_Data for this task_
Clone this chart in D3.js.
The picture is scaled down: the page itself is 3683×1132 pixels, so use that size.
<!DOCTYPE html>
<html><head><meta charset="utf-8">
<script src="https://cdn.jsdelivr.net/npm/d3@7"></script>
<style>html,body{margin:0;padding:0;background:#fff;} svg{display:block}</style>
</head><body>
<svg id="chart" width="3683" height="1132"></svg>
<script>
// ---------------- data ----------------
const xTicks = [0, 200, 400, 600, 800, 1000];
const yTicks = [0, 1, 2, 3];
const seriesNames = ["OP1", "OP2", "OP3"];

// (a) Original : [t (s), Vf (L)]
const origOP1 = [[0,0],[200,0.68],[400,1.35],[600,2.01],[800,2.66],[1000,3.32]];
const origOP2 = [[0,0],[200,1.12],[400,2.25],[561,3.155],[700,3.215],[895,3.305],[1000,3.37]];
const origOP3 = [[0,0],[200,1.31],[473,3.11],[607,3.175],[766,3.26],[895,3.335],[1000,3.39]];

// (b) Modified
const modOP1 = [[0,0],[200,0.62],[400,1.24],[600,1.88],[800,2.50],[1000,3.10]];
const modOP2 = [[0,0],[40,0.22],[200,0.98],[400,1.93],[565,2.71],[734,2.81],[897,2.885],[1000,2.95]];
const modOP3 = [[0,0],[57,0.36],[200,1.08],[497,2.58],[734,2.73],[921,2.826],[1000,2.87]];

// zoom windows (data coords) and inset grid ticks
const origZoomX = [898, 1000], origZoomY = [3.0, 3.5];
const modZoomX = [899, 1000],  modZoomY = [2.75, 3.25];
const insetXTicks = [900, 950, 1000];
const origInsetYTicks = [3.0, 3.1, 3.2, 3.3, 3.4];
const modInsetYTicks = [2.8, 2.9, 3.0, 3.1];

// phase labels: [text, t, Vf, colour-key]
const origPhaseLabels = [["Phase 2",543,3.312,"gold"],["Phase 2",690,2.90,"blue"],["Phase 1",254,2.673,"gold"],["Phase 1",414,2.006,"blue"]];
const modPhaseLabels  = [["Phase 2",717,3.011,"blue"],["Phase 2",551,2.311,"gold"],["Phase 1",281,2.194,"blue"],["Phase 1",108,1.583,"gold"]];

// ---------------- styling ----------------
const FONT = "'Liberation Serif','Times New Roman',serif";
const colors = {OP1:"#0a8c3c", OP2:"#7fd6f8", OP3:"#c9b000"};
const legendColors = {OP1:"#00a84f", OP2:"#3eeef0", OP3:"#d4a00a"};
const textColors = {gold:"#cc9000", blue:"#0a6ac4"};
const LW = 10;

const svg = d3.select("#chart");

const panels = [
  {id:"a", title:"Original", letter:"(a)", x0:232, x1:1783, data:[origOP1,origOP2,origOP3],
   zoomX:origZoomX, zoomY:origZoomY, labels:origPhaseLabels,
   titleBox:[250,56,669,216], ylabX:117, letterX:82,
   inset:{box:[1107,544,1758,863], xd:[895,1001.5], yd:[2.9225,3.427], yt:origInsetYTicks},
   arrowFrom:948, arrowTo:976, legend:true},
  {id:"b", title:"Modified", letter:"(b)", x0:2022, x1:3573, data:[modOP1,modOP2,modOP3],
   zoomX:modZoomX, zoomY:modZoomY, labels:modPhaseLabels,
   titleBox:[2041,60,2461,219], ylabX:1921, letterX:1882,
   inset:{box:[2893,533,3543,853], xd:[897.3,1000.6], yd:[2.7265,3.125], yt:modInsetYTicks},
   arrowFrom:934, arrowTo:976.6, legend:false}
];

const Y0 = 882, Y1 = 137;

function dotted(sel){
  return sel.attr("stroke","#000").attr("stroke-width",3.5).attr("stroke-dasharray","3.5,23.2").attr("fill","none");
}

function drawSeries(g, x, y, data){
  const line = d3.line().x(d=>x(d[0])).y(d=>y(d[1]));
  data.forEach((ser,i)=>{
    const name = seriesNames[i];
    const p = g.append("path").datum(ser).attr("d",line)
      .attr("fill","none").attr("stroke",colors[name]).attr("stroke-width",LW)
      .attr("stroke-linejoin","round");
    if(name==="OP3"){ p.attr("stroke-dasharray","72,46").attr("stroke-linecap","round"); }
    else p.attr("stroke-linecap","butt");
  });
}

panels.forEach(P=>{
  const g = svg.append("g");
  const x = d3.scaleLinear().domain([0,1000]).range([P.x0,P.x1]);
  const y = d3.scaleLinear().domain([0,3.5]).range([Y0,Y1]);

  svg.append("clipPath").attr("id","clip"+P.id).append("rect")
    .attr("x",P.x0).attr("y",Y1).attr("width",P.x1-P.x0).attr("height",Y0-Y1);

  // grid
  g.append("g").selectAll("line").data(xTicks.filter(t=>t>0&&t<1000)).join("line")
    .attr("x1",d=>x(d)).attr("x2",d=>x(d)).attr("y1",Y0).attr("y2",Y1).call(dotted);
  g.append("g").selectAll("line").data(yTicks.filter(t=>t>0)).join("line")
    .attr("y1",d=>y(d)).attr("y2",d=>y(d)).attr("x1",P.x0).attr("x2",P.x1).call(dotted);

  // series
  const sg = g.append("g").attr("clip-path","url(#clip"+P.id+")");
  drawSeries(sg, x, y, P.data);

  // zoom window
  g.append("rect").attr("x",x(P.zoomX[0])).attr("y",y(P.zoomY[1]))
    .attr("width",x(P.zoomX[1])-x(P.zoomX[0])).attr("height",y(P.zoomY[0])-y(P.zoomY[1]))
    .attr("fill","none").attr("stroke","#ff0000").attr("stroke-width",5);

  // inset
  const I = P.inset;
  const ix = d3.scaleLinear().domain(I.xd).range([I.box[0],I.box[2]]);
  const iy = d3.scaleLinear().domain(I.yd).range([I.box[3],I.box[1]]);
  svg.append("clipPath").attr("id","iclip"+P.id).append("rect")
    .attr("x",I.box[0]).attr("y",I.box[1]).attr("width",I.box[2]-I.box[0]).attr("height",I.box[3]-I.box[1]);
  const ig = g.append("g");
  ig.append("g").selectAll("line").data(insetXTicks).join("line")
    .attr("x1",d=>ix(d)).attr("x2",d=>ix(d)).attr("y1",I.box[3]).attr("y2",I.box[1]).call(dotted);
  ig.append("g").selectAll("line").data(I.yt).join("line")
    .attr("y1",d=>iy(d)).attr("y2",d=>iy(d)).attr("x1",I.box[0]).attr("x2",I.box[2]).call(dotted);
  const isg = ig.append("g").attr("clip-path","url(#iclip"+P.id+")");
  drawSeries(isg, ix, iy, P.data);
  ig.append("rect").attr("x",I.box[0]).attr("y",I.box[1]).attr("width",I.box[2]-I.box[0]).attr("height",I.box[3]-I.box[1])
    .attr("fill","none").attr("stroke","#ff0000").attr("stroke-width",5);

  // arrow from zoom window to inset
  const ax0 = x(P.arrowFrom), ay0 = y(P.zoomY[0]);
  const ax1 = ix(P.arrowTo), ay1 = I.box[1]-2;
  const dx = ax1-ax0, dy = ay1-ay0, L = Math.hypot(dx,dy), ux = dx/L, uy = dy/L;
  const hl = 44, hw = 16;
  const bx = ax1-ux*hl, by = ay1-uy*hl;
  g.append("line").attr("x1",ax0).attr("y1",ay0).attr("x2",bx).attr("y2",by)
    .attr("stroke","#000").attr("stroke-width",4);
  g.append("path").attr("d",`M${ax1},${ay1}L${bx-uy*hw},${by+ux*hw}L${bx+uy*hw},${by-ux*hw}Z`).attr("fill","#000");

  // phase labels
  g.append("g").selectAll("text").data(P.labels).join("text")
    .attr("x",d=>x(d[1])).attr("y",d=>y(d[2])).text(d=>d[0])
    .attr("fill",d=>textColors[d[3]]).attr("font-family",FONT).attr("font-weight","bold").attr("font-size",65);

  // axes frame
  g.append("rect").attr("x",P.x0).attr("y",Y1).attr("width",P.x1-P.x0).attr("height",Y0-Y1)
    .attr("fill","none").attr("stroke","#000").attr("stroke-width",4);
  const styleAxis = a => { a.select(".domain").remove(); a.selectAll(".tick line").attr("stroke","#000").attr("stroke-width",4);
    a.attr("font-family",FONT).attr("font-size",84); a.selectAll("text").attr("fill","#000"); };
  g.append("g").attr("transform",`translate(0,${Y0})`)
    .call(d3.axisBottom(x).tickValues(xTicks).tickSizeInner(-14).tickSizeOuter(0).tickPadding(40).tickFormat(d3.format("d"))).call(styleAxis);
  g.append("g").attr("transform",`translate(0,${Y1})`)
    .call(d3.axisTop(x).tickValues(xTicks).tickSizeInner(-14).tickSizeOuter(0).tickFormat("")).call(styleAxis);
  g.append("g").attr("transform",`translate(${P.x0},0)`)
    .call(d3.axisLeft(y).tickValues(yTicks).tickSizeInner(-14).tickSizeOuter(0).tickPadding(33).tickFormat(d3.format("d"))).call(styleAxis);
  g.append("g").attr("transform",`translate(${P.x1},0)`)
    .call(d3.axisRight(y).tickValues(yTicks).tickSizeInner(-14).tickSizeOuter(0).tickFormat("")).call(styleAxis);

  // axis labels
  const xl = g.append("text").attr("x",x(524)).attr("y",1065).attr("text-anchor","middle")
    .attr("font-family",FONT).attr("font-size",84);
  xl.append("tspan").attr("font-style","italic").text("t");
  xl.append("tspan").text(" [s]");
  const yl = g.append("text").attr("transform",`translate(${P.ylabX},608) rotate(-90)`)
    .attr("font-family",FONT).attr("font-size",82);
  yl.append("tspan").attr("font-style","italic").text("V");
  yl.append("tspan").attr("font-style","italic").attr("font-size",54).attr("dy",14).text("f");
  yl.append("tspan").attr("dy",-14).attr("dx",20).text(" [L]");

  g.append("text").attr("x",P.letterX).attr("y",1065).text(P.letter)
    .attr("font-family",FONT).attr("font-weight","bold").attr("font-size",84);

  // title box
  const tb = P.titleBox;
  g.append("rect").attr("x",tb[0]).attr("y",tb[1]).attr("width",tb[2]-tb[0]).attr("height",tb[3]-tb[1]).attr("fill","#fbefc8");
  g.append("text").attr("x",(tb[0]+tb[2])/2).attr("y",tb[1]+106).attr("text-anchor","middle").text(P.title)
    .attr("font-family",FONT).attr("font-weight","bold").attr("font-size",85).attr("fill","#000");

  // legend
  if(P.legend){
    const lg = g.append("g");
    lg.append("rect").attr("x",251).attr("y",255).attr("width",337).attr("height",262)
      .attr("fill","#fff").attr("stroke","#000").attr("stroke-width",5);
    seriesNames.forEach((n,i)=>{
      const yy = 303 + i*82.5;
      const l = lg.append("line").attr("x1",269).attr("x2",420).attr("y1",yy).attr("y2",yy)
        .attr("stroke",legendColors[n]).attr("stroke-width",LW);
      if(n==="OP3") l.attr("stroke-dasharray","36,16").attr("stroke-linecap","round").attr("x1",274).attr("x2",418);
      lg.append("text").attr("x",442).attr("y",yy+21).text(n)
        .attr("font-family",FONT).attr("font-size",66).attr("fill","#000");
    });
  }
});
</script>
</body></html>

* * *

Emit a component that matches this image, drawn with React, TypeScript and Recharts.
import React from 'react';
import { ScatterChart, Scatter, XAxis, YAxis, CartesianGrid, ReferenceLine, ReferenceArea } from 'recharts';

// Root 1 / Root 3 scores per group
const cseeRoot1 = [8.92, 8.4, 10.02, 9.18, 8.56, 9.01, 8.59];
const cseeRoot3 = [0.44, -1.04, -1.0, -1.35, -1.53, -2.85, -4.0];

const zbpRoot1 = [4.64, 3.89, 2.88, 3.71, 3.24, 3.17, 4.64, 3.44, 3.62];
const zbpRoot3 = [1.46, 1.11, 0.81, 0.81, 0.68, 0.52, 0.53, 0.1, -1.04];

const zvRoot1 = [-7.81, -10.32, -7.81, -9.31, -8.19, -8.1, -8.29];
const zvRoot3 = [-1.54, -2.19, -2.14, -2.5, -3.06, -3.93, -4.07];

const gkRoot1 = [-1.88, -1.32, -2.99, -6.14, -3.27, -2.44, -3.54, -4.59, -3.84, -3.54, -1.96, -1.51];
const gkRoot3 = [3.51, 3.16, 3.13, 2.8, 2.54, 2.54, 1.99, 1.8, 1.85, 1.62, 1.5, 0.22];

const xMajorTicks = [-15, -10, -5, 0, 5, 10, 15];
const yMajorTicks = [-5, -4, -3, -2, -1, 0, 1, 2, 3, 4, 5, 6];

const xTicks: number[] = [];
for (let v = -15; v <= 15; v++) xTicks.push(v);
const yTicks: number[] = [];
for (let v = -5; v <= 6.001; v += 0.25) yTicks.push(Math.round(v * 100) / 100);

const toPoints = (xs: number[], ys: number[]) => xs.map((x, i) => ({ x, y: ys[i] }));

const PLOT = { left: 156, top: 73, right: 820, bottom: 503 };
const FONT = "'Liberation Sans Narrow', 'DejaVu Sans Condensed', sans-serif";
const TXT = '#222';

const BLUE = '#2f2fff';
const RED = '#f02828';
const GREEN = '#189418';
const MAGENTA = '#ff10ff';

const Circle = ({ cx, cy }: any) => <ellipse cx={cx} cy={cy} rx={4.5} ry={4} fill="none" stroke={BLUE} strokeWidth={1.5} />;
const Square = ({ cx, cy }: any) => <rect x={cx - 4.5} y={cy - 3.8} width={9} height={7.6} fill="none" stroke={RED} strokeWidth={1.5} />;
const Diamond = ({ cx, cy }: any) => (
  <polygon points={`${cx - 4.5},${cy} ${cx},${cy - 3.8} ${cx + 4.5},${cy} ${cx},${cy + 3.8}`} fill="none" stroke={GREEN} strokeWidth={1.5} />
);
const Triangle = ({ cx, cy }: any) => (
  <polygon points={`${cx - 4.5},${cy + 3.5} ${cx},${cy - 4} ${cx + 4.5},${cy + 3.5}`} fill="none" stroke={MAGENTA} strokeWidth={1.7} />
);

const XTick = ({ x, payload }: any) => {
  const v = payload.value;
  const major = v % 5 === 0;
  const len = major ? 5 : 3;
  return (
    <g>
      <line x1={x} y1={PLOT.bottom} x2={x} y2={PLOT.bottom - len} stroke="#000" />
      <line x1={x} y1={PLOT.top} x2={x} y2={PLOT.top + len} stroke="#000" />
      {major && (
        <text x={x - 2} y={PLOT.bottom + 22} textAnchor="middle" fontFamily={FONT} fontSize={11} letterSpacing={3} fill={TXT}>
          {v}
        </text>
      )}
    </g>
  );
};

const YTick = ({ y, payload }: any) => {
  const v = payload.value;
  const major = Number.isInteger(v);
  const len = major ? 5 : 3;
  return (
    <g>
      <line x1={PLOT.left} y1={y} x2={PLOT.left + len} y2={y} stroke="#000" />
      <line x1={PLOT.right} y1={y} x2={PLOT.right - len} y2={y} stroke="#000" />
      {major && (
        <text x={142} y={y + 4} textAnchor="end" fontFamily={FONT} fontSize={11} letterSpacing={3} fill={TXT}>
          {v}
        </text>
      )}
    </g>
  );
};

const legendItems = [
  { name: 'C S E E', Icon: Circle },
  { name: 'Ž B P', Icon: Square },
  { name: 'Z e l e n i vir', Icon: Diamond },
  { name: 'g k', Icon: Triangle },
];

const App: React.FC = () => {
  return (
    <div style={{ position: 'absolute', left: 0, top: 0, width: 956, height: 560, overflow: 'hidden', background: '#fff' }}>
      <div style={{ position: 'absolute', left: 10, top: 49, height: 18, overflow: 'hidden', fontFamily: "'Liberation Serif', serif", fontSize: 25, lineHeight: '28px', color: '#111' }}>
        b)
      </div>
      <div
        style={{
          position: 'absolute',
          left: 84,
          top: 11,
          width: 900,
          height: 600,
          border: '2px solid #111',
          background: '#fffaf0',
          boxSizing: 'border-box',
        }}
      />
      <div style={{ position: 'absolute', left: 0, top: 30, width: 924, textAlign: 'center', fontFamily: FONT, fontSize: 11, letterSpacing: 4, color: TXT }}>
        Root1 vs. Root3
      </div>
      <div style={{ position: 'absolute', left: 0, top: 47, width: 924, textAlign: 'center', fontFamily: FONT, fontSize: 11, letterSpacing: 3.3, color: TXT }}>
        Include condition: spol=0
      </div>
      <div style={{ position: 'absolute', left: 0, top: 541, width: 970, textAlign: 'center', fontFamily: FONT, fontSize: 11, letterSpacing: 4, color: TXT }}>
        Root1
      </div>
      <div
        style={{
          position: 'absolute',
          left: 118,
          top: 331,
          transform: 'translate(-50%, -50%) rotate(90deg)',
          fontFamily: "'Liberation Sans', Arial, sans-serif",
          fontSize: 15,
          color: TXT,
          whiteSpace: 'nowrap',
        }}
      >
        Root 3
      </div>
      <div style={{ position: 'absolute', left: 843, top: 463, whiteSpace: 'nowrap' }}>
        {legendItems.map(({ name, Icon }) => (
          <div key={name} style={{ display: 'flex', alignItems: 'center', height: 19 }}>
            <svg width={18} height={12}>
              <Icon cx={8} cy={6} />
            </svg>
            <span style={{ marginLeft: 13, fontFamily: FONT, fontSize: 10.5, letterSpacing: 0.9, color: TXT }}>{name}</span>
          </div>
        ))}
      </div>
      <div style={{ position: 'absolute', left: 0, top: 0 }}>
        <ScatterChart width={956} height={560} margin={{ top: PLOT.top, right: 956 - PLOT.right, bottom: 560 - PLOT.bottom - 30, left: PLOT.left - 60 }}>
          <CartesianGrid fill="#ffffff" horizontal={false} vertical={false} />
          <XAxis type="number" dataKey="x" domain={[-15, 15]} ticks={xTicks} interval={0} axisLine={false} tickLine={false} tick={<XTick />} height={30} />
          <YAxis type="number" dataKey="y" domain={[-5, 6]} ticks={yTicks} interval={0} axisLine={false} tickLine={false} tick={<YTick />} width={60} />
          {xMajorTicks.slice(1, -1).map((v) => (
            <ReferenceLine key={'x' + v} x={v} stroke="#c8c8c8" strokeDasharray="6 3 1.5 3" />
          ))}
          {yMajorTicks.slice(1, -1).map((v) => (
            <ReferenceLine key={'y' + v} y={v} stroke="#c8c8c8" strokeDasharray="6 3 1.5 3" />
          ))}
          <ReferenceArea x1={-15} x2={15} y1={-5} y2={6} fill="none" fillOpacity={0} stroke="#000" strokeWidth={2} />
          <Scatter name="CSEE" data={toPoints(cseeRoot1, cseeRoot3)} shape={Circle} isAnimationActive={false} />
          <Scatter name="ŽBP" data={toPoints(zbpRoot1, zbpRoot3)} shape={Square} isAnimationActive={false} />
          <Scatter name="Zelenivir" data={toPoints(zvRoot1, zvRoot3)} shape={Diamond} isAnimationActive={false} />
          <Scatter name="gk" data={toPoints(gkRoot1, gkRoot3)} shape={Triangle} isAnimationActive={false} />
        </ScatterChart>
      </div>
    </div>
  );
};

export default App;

---

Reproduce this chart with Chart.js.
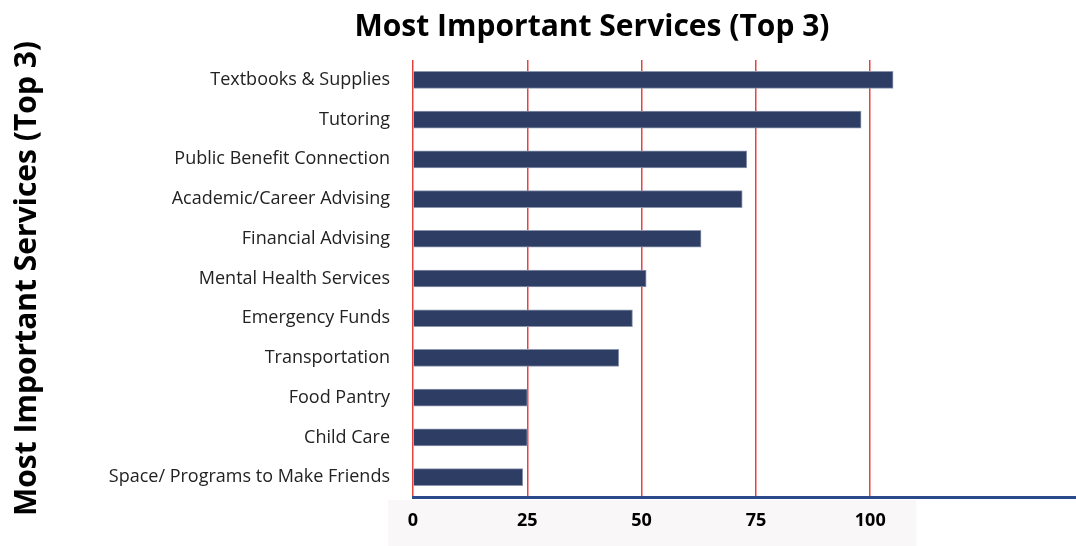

_Given task_
Print, from the entries above, the line with "Emit a component", the line with "CartesianGrid, ReferenceLine, ReferenceArea" and all lines between them, exactly and with nothing else.

_Response_
Emit a component that matches this image, drawn with React, TypeScript and Recharts.
import React from 'react';
import { ScatterChart, Scatter, XAxis, YAxis, CartesianGrid, ReferenceLine, ReferenceArea } from 'recharts';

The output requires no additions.